On 06/03/15 22:00, Jordan Justen wrote:
> On 2015-06-03 12:01:58, Andrew Fish wrote:
>> On Jun 3, 2015, at 7:50 AM, Brian J. Johnson <bjohn...@sgi.com> wrote:
>>> I fully agree with others' reluctance to use git submodules, and the 
>>> reasons they have expressed:  git submodules are a major pain for 
>>> developers, and the concerns Liming listed above can be addressed in 
>>> other ways.
>>>
>>> When my internal team first transitioned to git, we set up a complex 
>>> submodule-like system to (theoretically) allow easily updating common 
>>> code among different projects.  That only lasted a month or two:  having 
>>> to manage multiple repositories for day-to-day work, and the lack of a 
>>> single commit history spanning the entire tree doomed that scheme.
>>>
>>> I collapsed everything together into a single repo using some git 
>>> filter-branch magic, and we've been happy ever since.
>>>
>>> Please, no submodules….
>>
>> I agree that submodules add complexity, and make things harder.
>> Maybe for hardware project they are OK, but the core of edk2 should
>> be one project.
> 
> I also would prefer if EDK II upstream could be a single repo, but I
> understand why there is also a desire to consider submodules.
> 
> First and foremost, inside Intel, the svn:externals feature is used
> extensively to compose platform trees together. And, submodules map
> very closely to that usage model.
> 
> But, even if you try to consider alternatives to submodules for
> composing platform trees, things get complicated.
> 
> One idea, is to fork the EDK II master tree, and add submodules for
> your platform specific modules. To me this ends up with the worst of
> both worlds. 1. All git commands are difficult to use tree-wide, as
> expressed in this thread, and 2. You don't have the power to select
> only the EDK II modules that you need for your platform.

True.

I think git's history / background can help us find an explanation for
questions like the one above. (Note, I'm not saying "find satisfying
answers / solutions", just "an explanation".) Git was invented for
facilitating the Linux kernel's development. (Hence, when in doubt, look
to Linux.) Indeed, when you clone the Linux repo, you get everything.

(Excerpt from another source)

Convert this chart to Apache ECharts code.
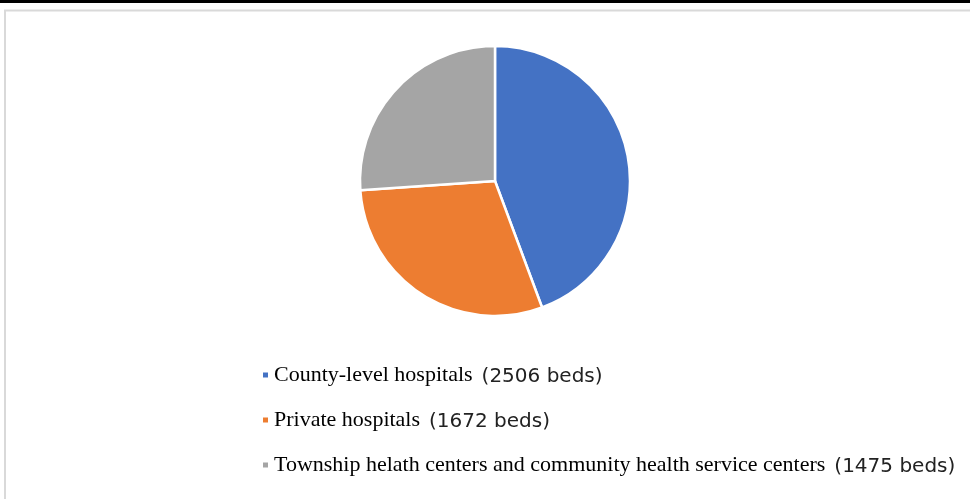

> Another idea is to fork the EDK II master tree and add your platform
> specific modules directly into the fork. In this case, you can still
> use all the git commands, but you once again can't select only the EDK
> II modules that you need for your platform.

Agreed. (Similarly, when you clone or pull the kernel, you get driver
directories you might never enter or build.)

> Other difficulties arise,
> such as, what if you have a chipset package that you want to share for
> multiple platforms? Unless all the platforms for that chipset live in
> the same branch, how do you easily share common code for those chipset
> packages? (Maybe a separate 'upstream' for the chipset code that the
> platforms merge in as needed?)

Exactly. This is what would follow the Linux development model. The
central chipset package would have a maintainer, a team, a mailing list
(perhaps :)). The chipset package maintainer would apply patches in his
own tree, and sometimes send pull requests to the "central" repository's
"chief maintainer". After a pull (when the chipset update would appear
at once in the central master branch, but without losing history),
platform teams could fetch that branch, and either rebase their
development branches on top, or merge the updated master into their
development branches.

> I think Android might share some of the same concerns, and their
> solution was to invent a submodules-like alternative called 'repo'
> that layers on git.

I thought of symlinks (and I was surprised to see in Garrett's email
that Google's "repo" operates with symlinks!), but, as Garrett
describes, symlinks don't really work on windows. (Again, git was
invented for Linux, on Linux...)

> So, can we add these concerns into the discussion, and maybe document
> an alternative way to address these concerns if submodules aren't
> used?

Would it be possible to maintain the submodules in-house only?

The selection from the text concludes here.